Governor Rick Snyder, formally addressing the public for the first time since a Federal State of Emergency was declared in Flint, MI over the contamination of drinking water, says that its “fair” to call his negligence regarding the handling of Flint’s ongoing contamination his “Hurricane Katrina moment” but that he won’t be resigning amidst the scandal and human rights violations.
“It’s clearly a negative on what we’ve accomplished since I’ve been governor. And I don’t even describe it as an opportunity. I just want to make sure we’re doing whatever we can to deal with the damage and address the people of Flint in a constructive way.”

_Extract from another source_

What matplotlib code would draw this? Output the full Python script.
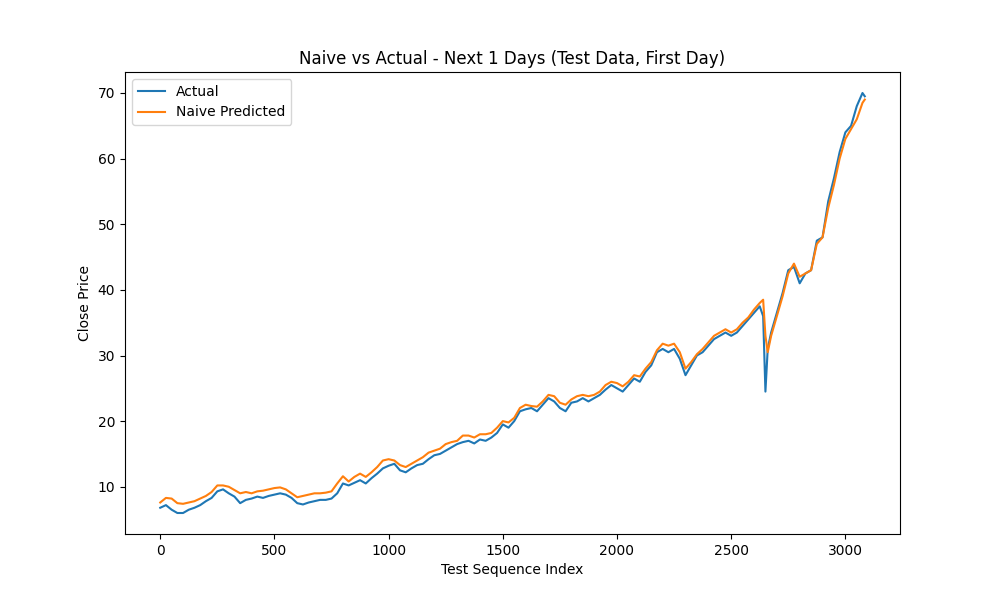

In April 2014, the state decided to temporarily switch Flint’s water source from Lake Huron to the Flint River as a cost-saving measure until a new supply line to Lake Huron was ready. The river had a reputation for nastiness, and after the April 2014 switch, residents complained their water looked, smelled and tasted funny.
Virginia Tech researchers found the water was highly corrosive. A class-action lawsuit alleges the state Department of Environmental Quality didn’t treat the water for corrosion, in accordance with federal law, and because so many service lines to Flint are made of lead, the noxious element leached into the water of the city’s homes.
The city switched back to the Lake Huron water supply in October, but the damage was already done to the lead pipes. The state is now handing out filters and bottled water with the help of the National Guard.